### SUPPLIED DATA
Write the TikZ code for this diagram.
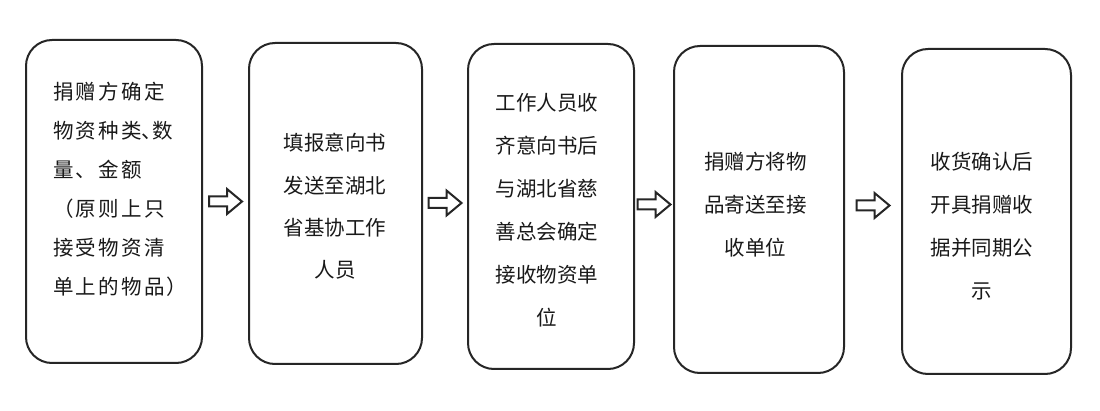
\documentclass[tikz,border=0pt]{standalone}
\usepackage{fontspec}
\newfontfamily\cjk{Noto Sans CJK SC}
\newfontfamily\cjkls[LetterSpace=11]{Noto Sans CJK SC}
\usetikzlibrary{calc}
\tikzset{
  box/.style={draw=black!85, line width=2pt, rounded corners=26pt, anchor=north west, inner sep=0pt},
  txt/.style={font=\cjk\fontsize{20.5}{43}\selectfont, text=black!90, inner sep=0pt, align=center},
  hollow/.pic={\draw[line width=2pt, black!85, line join=miter]
     (-16.5,-5) -- (1.5,-5) -- (1.5,-12.5) -- (16.5,0) -- (1.5,12.5) -- (1.5,5) -- (-16.5,5) -- cycle;}
}
\begin{document}
\begin{tikzpicture}[x=1pt,y=-1pt]
\useasboundingbox[fill=white] (0,0) rectangle (1100,411);
% boxes
\node[box, minimum width=176pt, minimum height=323pt] (b1) at (25,39) {};
\node[box, minimum width=173pt, minimum height=321pt] (b2) at (248,42) {};
\node[box, minimum width=166pt, minimum height=325pt] (b3) at (467,43) {};
\node[box, minimum width=170pt, minimum height=327pt] (b4) at (673,45) {};
\node[box, minimum width=169pt, minimum height=325pt] (b5) at (901,48) {};
% texts
\node[txt, align=left, anchor=west, font=\cjkls\fontsize{20.5}{39}\selectfont] (t1) at (53,189.5)
  {捐赠方确定\\物资种类\makebox[0.5em][l]{、}数\\量、金额\\（原则上只\\接受物资清\\单上的物品）};
\node[txt, font=\cjk\fontsize{20.5}{42.3}\selectfont] (t2) at (335,206.5) {填报意向书\\发送至湖北\\省基协工作\\人员};
\node[txt] (t3) at (547,210.5) {工作人员收\\齐意向书后\\与湖北省慈\\善总会确定\\接收物资单\\位};
\node[txt] (t4) at (755.5,205) {捐赠方将物\\品寄送至接\\收单位};
\node[txt] (t5) at (982,226) {收货确认后\\开具捐赠收\\据并同期公\\示};
% arrows
\pic at ($(b1.east)!0.5!(b2.west)+(0,-1)$) {hollow};
\pic at ($(b2.east)!0.5!(b3.west)+(0,-2)$) {hollow};
\pic at ($(b3.east)!0.5!(b4.west)+(0,-3.5)$) {hollow};
\pic at ($(b4.east)!0.5!(b5.west)+(0,-5)$) {hollow};
\end{tikzpicture}
\end{document}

### EXERCISE BRIEF
Quote the preceding listing precisely and completely, omitting its images.

### SOLUTION FOR THIS TASK
Write the TikZ code for this diagram.
\documentclass[tikz,border=0pt]{standalone}
\usepackage{fontspec}
\newfontfamily\cjk{Noto Sans CJK SC}
\newfontfamily\cjkls[LetterSpace=11]{Noto Sans CJK SC}
\usetikzlibrary{calc}
\tikzset{
  box/.style={draw=black!85, line width=2pt, rounded corners=26pt, anchor=north west, inner sep=0pt},
  txt/.style={font=\cjk\fontsize{20.5}{43}\selectfont, text=black!90, inner sep=0pt, align=center},
  hollow/.pic={\draw[line width=2pt, black!85, line join=miter]
     (-16.5,-5) -- (1.5,-5) -- (1.5,-12.5) -- (16.5,0) -- (1.5,12.5) -- (1.5,5) -- (-16.5,5) -- cycle;}
}
\begin{document}
\begin{tikzpicture}[x=1pt,y=-1pt]
\useasboundingbox[fill=white] (0,0) rectangle (1100,411);
% boxes
\node[box, minimum width=176pt, minimum height=323pt] (b1) at (25,39) {};
\node[box, minimum width=173pt, minimum height=321pt] (b2) at (248,42) {};
\node[box, minimum width=166pt, minimum height=325pt] (b3) at (467,43) {};
\node[box, minimum width=170pt, minimum height=327pt] (b4) at (673,45) {};
\node[box, minimum width=169pt, minimum height=325pt] (b5) at (901,48) {};
% texts
\node[txt, align=left, anchor=west, font=\cjkls\fontsize{20.5}{39}\selectfont] (t1) at (53,189.5)
  {捐赠方确定\\物资种类\makebox[0.5em][l]{、}数\\量、金额\\（原则上只\\接受物资清\\单上的物品）};
\node[txt, font=\cjk\fontsize{20.5}{42.3}\selectfont] (t2) at (335,206.5) {填报意向书\\发送至湖北\\省基协工作\\人员};
\node[txt] (t3) at (547,210.5) {工作人员收\\齐意向书后\\与湖北省慈\\善总会确定\\接收物资单\\位};
\node[txt] (t4) at (755.5,205) {捐赠方将物\\品寄送至接\\收单位};
\node[txt] (t5) at (982,226) {收货确认后\\开具捐赠收\\据并同期公\\示};
% arrows
\pic at ($(b1.east)!0.5!(b2.west)+(0,-1)$) {hollow};
\pic at ($(b2.east)!0.5!(b3.west)+(0,-2)$) {hollow};
\pic at ($(b3.east)!0.5!(b4.west)+(0,-3.5)$) {hollow};
\pic at ($(b4.east)!0.5!(b5.west)+(0,-5)$) {hollow};
\end{tikzpicture}
\end{document}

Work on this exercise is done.